I used to think I wanted to go out in life and do great things. I wanted to have accomplished something noteworthy, or be known by a lot of people. What I’ve come to find now is that I really want to be an intelligent, magnetic, multifaceted person to myself. Impressing myself! What a strange idea. This doesn’t mean I’m egotistical (though everybody is to an extent); just that I want to be the kind of person that I would admire.
I used to think that material possessions would make me happy: beautiful designer clothes, a brand new house, a flashy car. At this point (and I think having a daughter has helped be become way more humble) I would be more impressed with myself the LESS I have. Also my mind is starting to expand. My scope of consciousness is becoming so much wider. Learning what really is important, and staying focused on that has become in the forefront of my mind.
Listening to the vibration of your heart instead of the loud messages we get from ads and magazines and movies would free us up so much to follow our true passions and to live authentically.

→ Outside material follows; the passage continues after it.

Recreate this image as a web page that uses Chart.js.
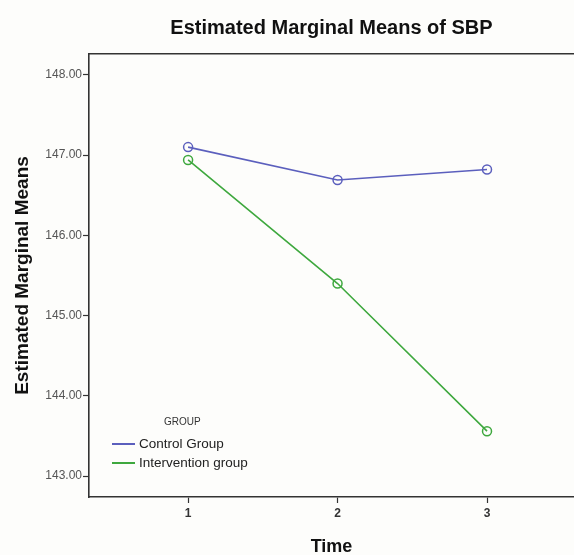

I’ve only just begun trying to undo all the messages I have received from this society I’m in: how to live, how to dress, how to eat, how to spend my time and money. I’ve decided to take the road less traveled instead of the busy highway. It’s rocky and can get lonely at times, but it’s more beautiful and peaceful here. I’ve realized that greatness isn’t all about the accomplishments on my resume, but the space of peace and fulfillment that exists in my own soul.